Buzzfeed and other popular media outlets use a lot of machine learning to inform their content. Why not take it a step further and remove the human component entirely?
What it does
ConGen automatically generates content using a recurrent neural network.
How I built it
The back end consists of an open source recurrent neural network script by Andrej Karpathy built with Torch/Lua, which has been trained on a year of the top Medium content from each month. The training and sampling is run on Google Cloud, which granted us 16 cores of computing power. To scrape the Medium content, we used the BeautifulSoup library in Python. In order to complete the frontend portion of the app, we created an instance on Linode to support an AngularJS app. The app will communicate to the backend in order to get the relevant data, then display it to the user. In addition, we also made use of Firebase to keep track of the number of times each link is clicked on.
Challenges I ran into
This project was our first foray into machine learning as well as web scraping. Michael and I spent a lot of time pair coding to get all this working. We are very thankful for all the mentorship available at Hack the North, and were helped by engineers from Facebook, Google, Firebase, Indico, Yelp, and Linode. Another challenge that we had is that about 4% of the top Medium content is in Spanish, and this had to be manually filtered out from our training set. Lastly, due to the large computational power necessary to train the recurrent neural network, and the limited time we had, we could not input a very large training set. For the frontend portion, the main challenge was getting the jsonp to accept the file format being passed to it.

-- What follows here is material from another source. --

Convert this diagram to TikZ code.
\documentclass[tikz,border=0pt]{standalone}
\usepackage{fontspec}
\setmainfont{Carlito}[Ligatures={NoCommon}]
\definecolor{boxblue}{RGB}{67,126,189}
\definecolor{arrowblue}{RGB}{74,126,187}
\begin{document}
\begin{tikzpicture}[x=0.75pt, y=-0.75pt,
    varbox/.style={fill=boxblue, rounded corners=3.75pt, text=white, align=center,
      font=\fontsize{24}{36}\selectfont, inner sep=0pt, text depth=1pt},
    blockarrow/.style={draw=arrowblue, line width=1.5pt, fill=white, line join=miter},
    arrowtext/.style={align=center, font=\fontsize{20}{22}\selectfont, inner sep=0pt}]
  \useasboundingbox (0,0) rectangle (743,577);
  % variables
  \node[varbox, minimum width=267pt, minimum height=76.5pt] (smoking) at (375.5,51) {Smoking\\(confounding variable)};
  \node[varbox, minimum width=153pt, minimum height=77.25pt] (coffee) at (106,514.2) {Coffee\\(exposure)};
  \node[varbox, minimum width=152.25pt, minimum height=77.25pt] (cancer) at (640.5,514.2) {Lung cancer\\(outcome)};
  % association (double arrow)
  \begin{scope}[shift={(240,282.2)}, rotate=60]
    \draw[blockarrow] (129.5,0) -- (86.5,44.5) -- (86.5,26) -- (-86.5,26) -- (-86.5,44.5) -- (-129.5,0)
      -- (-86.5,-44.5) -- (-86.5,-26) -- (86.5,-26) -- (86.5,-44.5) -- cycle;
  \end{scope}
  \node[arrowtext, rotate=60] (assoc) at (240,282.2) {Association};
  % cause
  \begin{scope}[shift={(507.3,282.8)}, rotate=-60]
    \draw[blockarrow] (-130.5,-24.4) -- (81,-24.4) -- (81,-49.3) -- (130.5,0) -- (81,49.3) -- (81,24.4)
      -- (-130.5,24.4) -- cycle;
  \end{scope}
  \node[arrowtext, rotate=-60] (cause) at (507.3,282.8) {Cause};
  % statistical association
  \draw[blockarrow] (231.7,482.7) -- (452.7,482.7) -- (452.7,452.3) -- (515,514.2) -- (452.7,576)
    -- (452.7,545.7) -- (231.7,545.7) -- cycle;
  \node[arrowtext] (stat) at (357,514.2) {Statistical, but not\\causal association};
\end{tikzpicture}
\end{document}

Accomplishments that I'm proud of
We're proud to have successfully incorporated recurrent neural networks. We all worked with new technologies that many of us are unfamiliar with, and we still managed to create an MVI.
What I learned
We've now had our first exposure to different technologies, such as machine learning and web scraping. Aashni learnt a lot about deploying apps onto both Google Cloud and Linode servers. This was also Michael and Sarosh's first hackathon!